DATASET EXCERPT >>
....

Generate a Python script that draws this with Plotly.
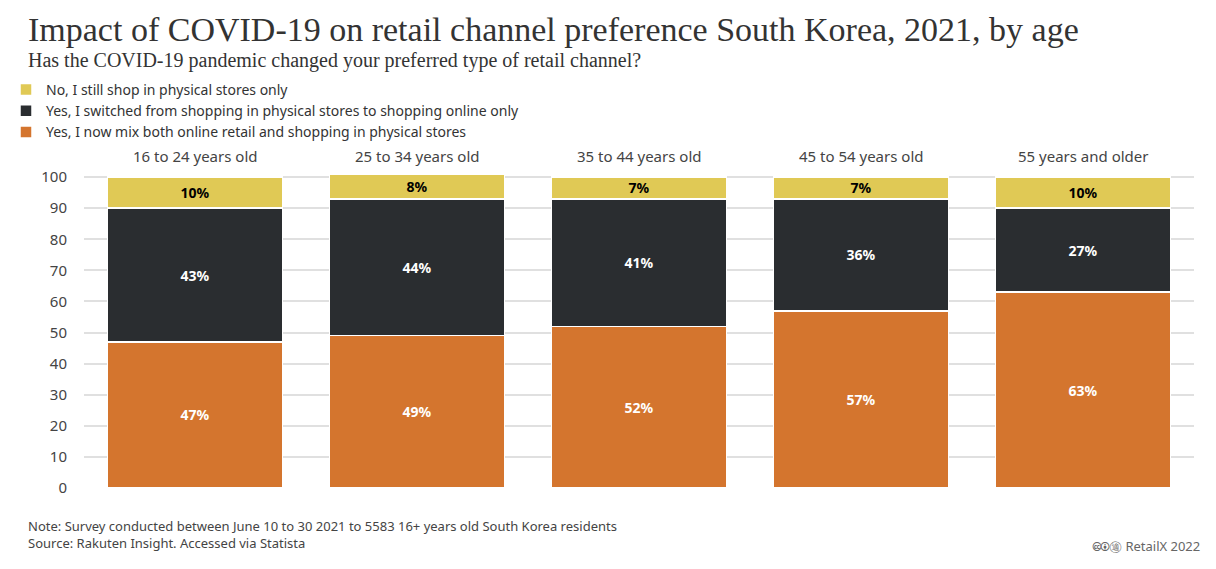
import plotly.graph_objects as go

categories = ["16 to 24 years old", "25 to 34 years old", "35 to 44 years old", "45 to 54 years old", "55 years and older"]
physical_only = [10, 8, 7, 7, 10]
online_only = [43, 44, 41, 36, 27]
mixed = [47, 49, 52, 57, 63]
y_ticks = [0, 10, 20, 30, 40, 50, 60, 70, 80, 90, 100]

O = 8  # page offset
W, H = 1216, 569
L, R, T, B = 84 - O, 22 + O, 174 - O, 81 + O
def px(x): return (x - O - L) / (W - L - R)
def py(y): return (H - B - (y - O)) / (H - T - B)

F = "Source Sans Pro, Noto Sans, sans-serif"
S = "Liberation Serif, serif"
fig = go.Figure()
series = [
    ("Yes, I now mix both online retail and shopping in physical stores", mixed, "#d4752e", "white"),
    ("Yes, I switched from shopping in physical stores to shopping online only", online_only, "#2a2d30", "white"),
    ("No, I still shop in physical stores only", physical_only, "#e0c955", "black"),
]
for name, vals, col, tc in series:
    fig.add_bar(x=categories, y=vals, name=name, marker=dict(color=col, line=dict(color="white", width=1.5)),
                text=[f"<b>{v}%</b>" for v in vals], textposition="inside", insidetextanchor="middle",
                constraintext="none", textangle=0,
                textfont=dict(color=tc, size=14, family=F), hoverinfo="skip")

for c in categories:
    fig.add_annotation(x=c, y=py(156), yref="paper", text=c, showarrow=False, yanchor="middle",
                       font=dict(size=15, color="#444", family=F))

fig.update_layout(
    barmode="stack", bargap=0.21, width=W, height=H, plot_bgcolor="white", paper_bgcolor="white",
    margin=dict(l=L, r=R, t=T, b=B, autoexpand=False),
    showlegend=True,
    legend=dict(x=px(6), xanchor="left", y=py(74), yanchor="top", traceorder="reversed",
                font=dict(size=14, color="#333", family=F), tracegroupgap=0, itemwidth=30),
    xaxis=dict(showticklabels=False, showgrid=False, zeroline=False),
    yaxis=dict(range=[0, 101], tickvals=y_ticks, showgrid=True, gridcolor="#e0e0e0", gridwidth=2,
               zeroline=False, tickfont=dict(size=15, color="#444", family=F), ticklabelstandoff=16),
)
fig.add_annotation(xref="paper", yref="paper", x=px(26), y=py(29), xanchor="left", yanchor="middle",
                   text="Impact of COVID-19 on retail channel preference South Korea, 2021, by age", showarrow=False,
                   font=dict(size=34, color="#333", family=S))
fig.add_annotation(xref="paper", yref="paper", x=px(26), y=py(61), xanchor="left", yanchor="middle",
                   text="Has the COVID-19 pandemic changed your preferred type of retail channel?", showarrow=False,
                   font=dict(size=20, color="#333", family=S))
fig.add_annotation(xref="paper", yref="paper", x=px(26), y=py(515), xanchor="left", yanchor="top",
                   text="Note: Survey conducted between June 10 to 30 2021 to 5583 16+ years old South Korea residents<br>Source: Rakuten Insight. Accessed via Statista",
                   align="left", showarrow=False, font=dict(size=13, color="#444", family=F))
fig.add_annotation(xref="paper", yref="paper", x=px(1202), y=py(546), xanchor="right", yanchor="middle",
                   text="🅭🅯㊜ RetailX 2022", showarrow=False, font=dict(size=13, color="#666", family=F))
fig.write_html("out.html")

....

Set down again, exactly, the lines of the material above from its first line to the one with "def py(y): return", inclusive. Leave the pictures out.

Generate a Python script that draws this with Plotly.
import plotly.graph_objects as go

categories = ["16 to 24 years old", "25 to 34 years old", "35 to 44 years old", "45 to 54 years old", "55 years and older"]
physical_only = [10, 8, 7, 7, 10]
online_only = [43, 44, 41, 36, 27]
mixed = [47, 49, 52, 57, 63]
y_ticks = [0, 10, 20, 30, 40, 50, 60, 70, 80, 90, 100]

O = 8  # page offset
W, H = 1216, 569
L, R, T, B = 84 - O, 22 + O, 174 - O, 81 + O
def px(x): return (x - O - L) / (W - L - R)
def py(y): return (H - B - (y - O)) / (H - T - B)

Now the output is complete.